* _WHAT THE TASK ASKS_: Write out every entry, unchanged. Skip any picture.

* _PROVIDED DATA_:

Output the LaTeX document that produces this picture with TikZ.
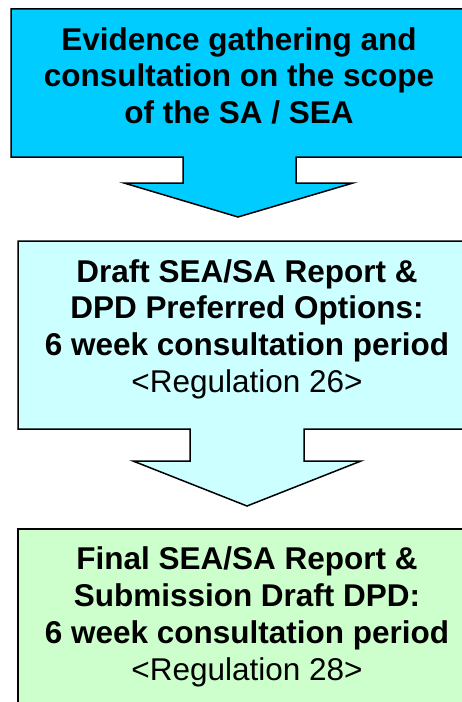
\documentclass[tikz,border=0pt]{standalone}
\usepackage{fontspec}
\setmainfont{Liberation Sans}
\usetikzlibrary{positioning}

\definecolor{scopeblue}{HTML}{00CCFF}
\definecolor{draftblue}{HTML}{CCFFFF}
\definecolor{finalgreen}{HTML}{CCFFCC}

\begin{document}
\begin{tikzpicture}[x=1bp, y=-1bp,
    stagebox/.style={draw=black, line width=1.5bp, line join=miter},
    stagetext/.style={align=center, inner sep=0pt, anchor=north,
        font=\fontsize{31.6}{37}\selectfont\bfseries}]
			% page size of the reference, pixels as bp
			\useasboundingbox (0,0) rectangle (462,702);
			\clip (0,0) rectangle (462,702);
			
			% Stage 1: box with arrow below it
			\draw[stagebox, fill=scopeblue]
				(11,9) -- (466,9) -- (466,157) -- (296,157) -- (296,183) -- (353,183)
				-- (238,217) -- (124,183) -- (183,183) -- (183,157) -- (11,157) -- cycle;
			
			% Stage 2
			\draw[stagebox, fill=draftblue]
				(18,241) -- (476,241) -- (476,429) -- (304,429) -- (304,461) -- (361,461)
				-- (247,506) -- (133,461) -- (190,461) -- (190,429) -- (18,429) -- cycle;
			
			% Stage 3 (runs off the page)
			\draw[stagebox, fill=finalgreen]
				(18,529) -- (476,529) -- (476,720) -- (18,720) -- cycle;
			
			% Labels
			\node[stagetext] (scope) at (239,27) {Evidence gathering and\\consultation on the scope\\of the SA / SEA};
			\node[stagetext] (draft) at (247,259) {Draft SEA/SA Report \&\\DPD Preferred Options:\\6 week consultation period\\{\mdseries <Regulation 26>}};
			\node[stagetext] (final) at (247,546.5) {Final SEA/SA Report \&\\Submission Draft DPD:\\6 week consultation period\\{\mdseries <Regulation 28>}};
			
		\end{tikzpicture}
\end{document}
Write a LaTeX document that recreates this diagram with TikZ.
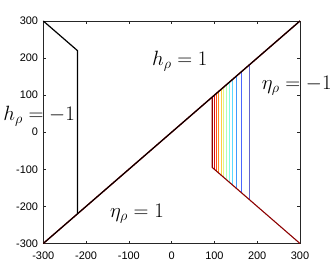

* _EXERCISE RESPONSE_:
Output the LaTeX document that produces this picture with TikZ.
\documentclass[tikz,border=0pt]{standalone}
\usepackage{fontspec}
\setmainfont{Liberation Sans}
\usetikzlibrary{positioning}

\definecolor{scopeblue}{HTML}{00CCFF}
\definecolor{draftblue}{HTML}{CCFFFF}
\definecolor{finalgreen}{HTML}{CCFFCC}

\begin{document}
\begin{tikzpicture}[x=1bp, y=-1bp,
    stagebox/.style={draw=black, line width=1.5bp, line join=miter},
    stagetext/.style={align=center, inner sep=0pt, anchor=north,
        font=\fontsize{31.6}{37}\selectfont\bfseries}]
			% page size of the reference, pixels as bp
			\useasboundingbox (0,0) rectangle (462,702);
			\clip (0,0) rectangle (462,702);
			
			% Stage 1: box with arrow below it
			\draw[stagebox, fill=scopeblue]
				(11,9) -- (466,9) -- (466,157) -- (296,157) -- (296,183) -- (353,183)
				-- (238,217) -- (124,183) -- (183,183) -- (183,157) -- (11,157) -- cycle;
			
			% Stage 2
			\draw[stagebox, fill=draftblue]
				(18,241) -- (476,241) -- (476,429) -- (304,429) -- (304,461) -- (361,461)
				-- (247,506) -- (133,461) -- (190,461) -- (190,429) -- (18,429) -- cycle;
			
			% Stage 3 (runs off the page)
			\draw[stagebox, fill=finalgreen]
				(18,529) -- (476,529) -- (476,720) -- (18,720) -- cycle;
			
			% Labels
			\node[stagetext] (scope) at (239,27) {Evidence gathering and\\consultation on the scope\\of the SA / SEA};
			\node[stagetext] (draft) at (247,259) {Draft SEA/SA Report \&\\DPD Preferred Options:\\6 week consultation period\\{\mdseries <Regulation 26>}};
			\node[stagetext] (final) at (247,546.5) {Final SEA/SA Report \&\\Submission Draft DPD:\\6 week consultation period\\{\mdseries <Regulation 28>}};
			
		\end{tikzpicture}
\end{document}
Write a LaTeX document that recreates this diagram with TikZ.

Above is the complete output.